··· Data provided

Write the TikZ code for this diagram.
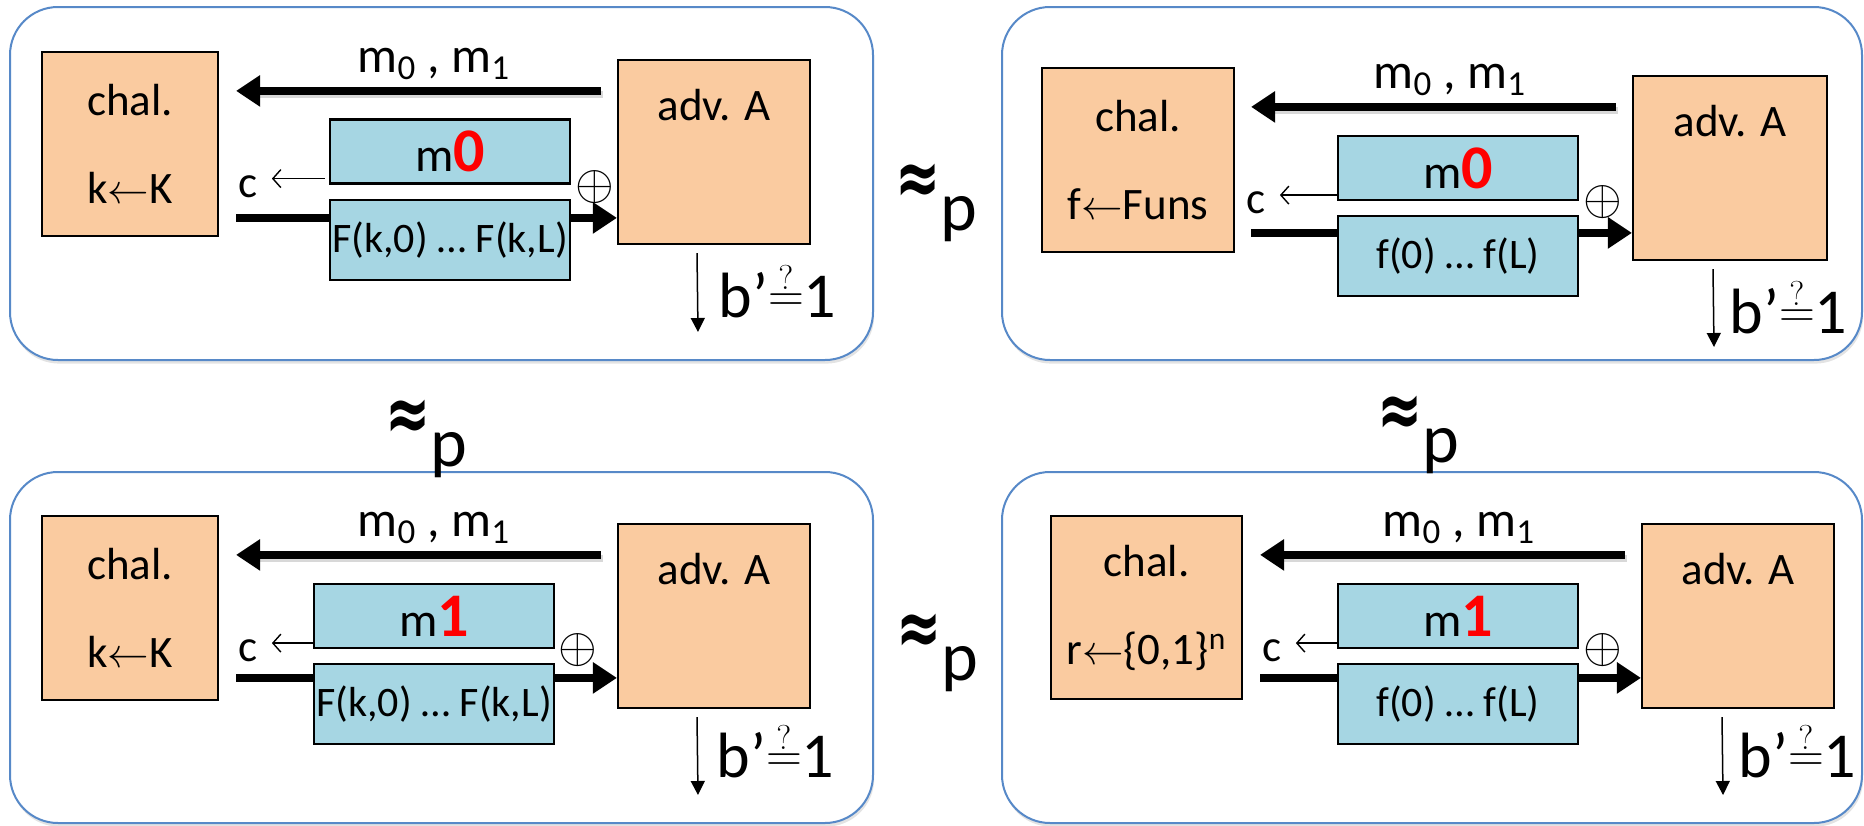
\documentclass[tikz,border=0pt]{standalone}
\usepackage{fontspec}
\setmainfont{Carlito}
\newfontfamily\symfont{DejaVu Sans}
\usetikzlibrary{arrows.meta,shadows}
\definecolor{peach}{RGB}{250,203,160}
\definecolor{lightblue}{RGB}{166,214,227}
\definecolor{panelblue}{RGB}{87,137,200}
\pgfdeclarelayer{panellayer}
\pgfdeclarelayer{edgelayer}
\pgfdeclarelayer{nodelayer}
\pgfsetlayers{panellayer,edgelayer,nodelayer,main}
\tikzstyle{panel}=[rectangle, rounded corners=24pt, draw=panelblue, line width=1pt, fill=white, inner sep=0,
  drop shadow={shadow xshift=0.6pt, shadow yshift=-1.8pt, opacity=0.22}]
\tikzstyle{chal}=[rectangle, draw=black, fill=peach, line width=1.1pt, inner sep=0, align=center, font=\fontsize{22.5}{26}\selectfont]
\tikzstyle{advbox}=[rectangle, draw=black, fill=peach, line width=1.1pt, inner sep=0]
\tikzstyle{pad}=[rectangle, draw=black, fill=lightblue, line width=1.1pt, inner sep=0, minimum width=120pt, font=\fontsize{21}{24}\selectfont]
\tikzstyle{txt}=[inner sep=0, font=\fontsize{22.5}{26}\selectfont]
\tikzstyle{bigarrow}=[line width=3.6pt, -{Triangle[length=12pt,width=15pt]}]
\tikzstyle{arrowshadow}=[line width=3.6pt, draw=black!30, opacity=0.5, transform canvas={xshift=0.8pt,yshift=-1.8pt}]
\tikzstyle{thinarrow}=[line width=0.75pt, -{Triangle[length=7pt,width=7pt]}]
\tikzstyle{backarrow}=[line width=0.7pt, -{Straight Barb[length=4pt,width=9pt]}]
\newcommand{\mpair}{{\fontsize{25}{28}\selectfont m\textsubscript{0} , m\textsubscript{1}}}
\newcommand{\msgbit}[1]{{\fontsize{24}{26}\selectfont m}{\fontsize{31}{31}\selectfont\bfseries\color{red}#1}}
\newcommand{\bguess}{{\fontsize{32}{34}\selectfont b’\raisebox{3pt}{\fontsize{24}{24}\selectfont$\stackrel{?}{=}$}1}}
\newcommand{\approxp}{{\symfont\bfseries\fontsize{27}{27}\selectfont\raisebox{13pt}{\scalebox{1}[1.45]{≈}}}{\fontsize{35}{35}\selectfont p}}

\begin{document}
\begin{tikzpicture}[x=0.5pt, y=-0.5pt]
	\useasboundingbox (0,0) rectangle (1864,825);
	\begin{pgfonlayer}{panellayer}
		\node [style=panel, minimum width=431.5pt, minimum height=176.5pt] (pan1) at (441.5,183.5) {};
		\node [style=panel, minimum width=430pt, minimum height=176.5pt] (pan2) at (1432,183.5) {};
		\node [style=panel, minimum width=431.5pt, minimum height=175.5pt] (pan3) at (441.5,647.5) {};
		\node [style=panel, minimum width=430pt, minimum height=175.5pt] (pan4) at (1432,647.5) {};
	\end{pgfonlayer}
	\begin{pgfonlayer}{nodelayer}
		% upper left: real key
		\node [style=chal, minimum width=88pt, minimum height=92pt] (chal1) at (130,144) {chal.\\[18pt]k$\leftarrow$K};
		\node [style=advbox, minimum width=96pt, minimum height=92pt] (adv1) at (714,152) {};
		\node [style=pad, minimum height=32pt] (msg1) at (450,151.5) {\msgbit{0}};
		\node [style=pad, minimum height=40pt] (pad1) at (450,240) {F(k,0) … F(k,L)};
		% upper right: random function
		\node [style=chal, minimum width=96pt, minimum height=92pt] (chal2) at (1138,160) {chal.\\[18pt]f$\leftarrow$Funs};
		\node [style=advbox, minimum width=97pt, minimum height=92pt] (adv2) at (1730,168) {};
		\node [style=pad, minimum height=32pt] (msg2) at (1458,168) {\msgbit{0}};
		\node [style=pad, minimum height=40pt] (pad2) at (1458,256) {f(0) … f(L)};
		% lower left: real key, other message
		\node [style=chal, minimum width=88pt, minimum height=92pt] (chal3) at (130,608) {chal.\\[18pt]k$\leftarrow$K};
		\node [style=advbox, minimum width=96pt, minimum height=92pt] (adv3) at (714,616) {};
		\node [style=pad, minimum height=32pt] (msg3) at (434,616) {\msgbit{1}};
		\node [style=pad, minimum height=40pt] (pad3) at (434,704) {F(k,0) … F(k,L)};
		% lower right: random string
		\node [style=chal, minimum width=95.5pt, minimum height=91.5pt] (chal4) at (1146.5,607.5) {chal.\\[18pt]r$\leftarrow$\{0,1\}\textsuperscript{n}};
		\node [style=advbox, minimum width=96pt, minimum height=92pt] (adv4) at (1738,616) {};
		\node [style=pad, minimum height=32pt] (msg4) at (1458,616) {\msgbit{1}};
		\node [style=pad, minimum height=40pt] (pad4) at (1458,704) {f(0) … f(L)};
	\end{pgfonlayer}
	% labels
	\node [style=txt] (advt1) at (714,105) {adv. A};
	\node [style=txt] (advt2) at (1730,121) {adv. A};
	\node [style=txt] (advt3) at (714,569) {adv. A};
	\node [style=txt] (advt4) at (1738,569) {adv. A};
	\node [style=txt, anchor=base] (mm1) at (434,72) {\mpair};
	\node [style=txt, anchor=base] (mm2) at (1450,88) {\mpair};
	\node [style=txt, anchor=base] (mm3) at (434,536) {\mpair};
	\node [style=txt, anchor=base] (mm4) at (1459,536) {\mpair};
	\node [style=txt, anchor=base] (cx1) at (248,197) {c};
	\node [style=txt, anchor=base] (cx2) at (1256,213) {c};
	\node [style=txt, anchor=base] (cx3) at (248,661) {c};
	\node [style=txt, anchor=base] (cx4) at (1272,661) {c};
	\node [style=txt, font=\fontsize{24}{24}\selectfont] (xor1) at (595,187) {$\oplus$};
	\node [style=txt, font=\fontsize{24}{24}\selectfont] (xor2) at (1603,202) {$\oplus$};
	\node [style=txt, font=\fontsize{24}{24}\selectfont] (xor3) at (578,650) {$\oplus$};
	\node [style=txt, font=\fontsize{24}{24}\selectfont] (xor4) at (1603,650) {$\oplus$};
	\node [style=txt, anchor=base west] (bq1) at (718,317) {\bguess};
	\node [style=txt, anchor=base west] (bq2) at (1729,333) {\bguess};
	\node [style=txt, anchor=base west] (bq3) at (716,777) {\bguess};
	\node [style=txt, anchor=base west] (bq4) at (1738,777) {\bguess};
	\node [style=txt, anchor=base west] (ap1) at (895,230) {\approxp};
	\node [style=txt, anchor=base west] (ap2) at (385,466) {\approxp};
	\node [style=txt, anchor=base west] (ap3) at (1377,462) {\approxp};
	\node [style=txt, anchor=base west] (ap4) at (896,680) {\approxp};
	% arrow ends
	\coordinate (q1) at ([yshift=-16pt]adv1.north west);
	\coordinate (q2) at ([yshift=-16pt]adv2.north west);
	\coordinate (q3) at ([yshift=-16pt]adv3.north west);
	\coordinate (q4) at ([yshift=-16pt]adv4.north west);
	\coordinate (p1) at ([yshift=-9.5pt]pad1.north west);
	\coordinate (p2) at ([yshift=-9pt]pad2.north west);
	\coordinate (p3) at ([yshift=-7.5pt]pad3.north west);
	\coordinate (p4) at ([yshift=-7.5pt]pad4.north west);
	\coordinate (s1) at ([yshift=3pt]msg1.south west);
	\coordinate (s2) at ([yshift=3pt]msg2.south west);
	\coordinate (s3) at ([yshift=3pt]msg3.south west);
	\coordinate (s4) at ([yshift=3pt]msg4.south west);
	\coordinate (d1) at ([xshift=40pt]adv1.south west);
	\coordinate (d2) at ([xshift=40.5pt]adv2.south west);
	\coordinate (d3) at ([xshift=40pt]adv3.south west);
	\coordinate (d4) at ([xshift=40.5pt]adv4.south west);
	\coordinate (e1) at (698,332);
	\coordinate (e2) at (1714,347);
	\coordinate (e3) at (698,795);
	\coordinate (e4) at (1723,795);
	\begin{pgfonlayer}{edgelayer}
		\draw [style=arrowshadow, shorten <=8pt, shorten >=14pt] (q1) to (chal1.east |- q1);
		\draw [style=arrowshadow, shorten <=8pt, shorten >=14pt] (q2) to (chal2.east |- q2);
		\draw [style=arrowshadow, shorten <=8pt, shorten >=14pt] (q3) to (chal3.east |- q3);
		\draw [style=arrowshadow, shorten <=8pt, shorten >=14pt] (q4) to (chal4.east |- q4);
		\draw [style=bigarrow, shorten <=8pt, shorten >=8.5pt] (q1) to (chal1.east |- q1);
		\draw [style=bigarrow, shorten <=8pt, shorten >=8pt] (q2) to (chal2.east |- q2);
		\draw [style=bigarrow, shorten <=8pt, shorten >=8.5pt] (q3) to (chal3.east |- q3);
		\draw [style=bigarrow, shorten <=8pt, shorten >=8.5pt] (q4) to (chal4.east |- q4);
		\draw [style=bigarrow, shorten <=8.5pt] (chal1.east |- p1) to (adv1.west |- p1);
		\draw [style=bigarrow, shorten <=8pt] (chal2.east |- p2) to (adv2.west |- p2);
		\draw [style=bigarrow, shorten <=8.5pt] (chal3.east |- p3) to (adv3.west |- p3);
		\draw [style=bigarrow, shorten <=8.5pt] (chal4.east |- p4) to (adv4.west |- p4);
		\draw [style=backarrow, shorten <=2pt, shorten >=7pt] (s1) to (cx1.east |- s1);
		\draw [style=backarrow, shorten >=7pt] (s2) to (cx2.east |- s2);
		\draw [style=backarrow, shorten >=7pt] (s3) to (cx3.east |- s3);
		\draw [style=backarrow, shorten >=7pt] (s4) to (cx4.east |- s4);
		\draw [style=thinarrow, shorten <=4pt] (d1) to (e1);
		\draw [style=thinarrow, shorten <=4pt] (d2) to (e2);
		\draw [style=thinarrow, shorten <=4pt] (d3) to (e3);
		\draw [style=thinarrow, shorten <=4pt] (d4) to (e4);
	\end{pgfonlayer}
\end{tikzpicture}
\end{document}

······
··· Data provided

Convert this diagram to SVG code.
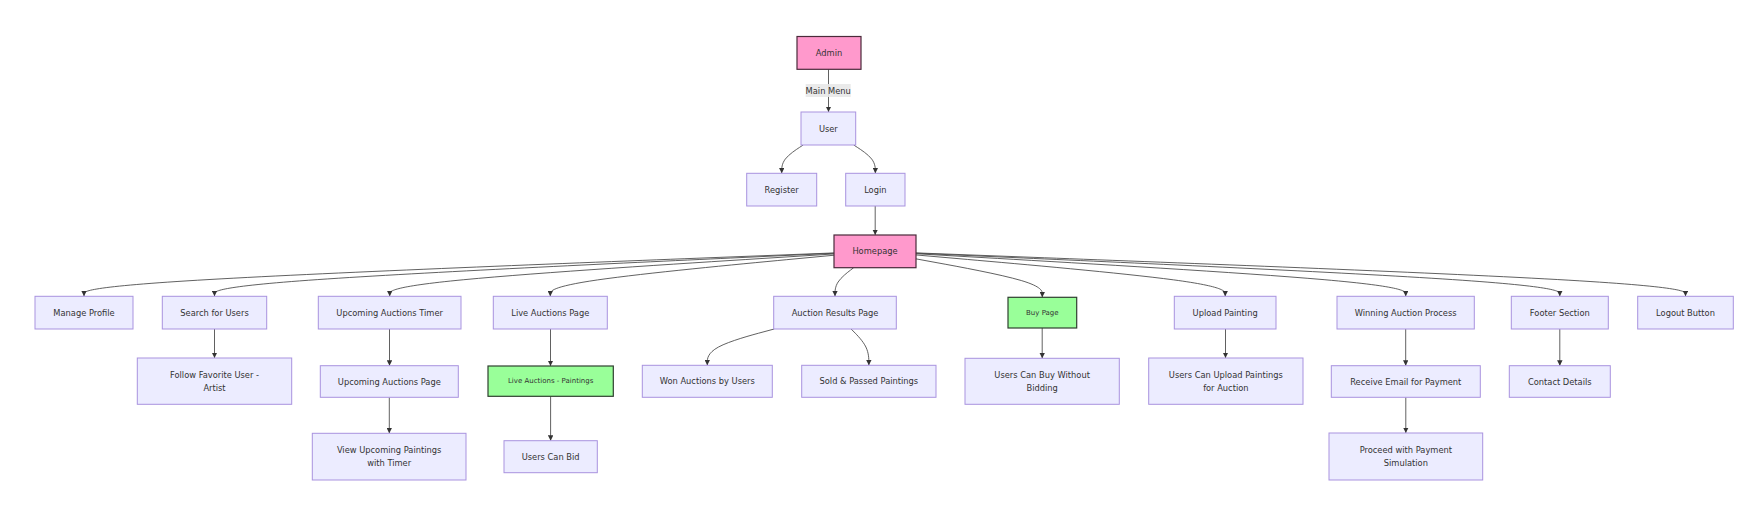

······

To be done:
Show each line of the listing that holds the string "diagram".

Solution to the exercise:
Write the TikZ code for this diagram.
Convert this diagram to SVG code.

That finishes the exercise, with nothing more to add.